The word came to me during the singing of “All Because Of Jesus” at yesterday’s 8:30 service: “George is here.”
Immediately, I got nervous.
“George,” you see, is my boss. In Methodist parlance, he is my District Superintendent — the pastor/boss to the roughly 50 or so UM pastors serving in the Charlotte District.
He shows up at Good Shepherd, unannounced, a couple of times a year. Always at 8:30. And I always get a knot in my stomach.
“Will he like the music?” “Am I doing or saying anything too radical today?” “Will he be disappointed I’m not in a robe?” “Why doesn’t he ever come at 10 when it’s so full or at 11:30 when it’s so international?
But it was fine yesterday. In fact, I wasn’t even preaching — and he got to hear John Pavlovitz, our Student Ministries Pastor, deliver an excellent message in the unChristian series.
He also got to see us celebrate the baptism-by-immersion of an adult follower of Christ — an unusual-but-certainly-allowed sacrament in Methodism.

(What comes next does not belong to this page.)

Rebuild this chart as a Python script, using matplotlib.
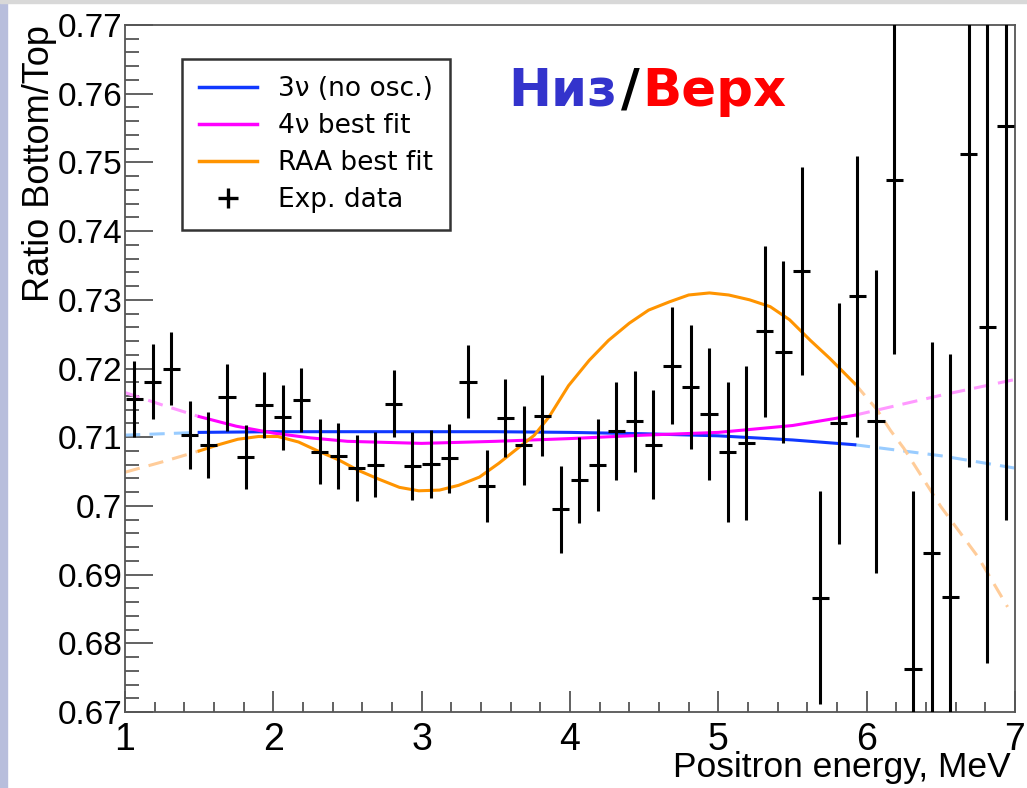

We even received new members into the church at 8:30, and they all made the universally Methodist vow to support the church with their “prayers, presence, gifts, and service.”
So at the end, I breathed a sigh of relief.
Yet my anxiety at my boss’ presence in worship got me thinking: shouldn’t I be that nervous every week?
Because isn’t my true authority, my ultimate superintendent, in the middle of our worship gathering Sunday after Sunday?